Image of the cover of The Second Machine Age, by Erik Brynjolfsson and Andrew McAfee This week in the New York Times, columnist Thomas Friedman recounted the Dutch chess grandmaster Jan Hein Donner’s reply when asked how he’d prepare for a chess match against a computer, like I.B.M.’s Deep Blue. “I would bring a hammer,” Donner said.

If your job is threatened or replaced by automation, you may sympathize with the impulse to smash technology, but the impact might be shortlived, according to Friedman. That’s because humankind is entering “the Second Machine Age,” Friedman writes, describing the central thesis from a new book from a professor and a researcher at the MIT Sloan School of Business.

Erik Brynjolfsson is the Schussel Family Professor of Management Science, a Professor of Information Technology, and the Director of the MIT Center for Digital Business at the MIT Sloan School of Management. Andrew McAfee  is a Principal Research Scientist at the MIT Center for Digital Business.

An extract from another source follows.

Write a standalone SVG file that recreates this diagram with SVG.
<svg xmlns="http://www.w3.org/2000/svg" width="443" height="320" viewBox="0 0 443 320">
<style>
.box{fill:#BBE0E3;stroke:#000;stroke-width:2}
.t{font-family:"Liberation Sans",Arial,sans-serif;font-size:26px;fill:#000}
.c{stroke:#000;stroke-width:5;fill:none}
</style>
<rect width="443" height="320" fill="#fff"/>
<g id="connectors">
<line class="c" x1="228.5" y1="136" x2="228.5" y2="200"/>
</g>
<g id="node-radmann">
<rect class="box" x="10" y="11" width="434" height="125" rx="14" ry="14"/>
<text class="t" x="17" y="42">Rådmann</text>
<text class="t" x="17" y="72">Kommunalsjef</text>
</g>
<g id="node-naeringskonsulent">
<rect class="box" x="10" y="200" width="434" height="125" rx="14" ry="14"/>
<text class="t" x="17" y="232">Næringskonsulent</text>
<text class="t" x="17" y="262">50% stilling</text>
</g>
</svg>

In their book, The Second Machine Age, Brynjolfsson and McAfee describe the Industrial Revolution as the First Machine Age, in which technology reinforced human muscle—think steam engines and railroads. Today, we are entering the Second Machine Age, in which machines automate cognitive tasks not just as a complement human effort but as substitutes for it.

“What’s making this possible, the authors argue, are three huge technological advances that just reached their tipping points, advances they describe as “exponential, digital and combinatorial,” writes Friedman.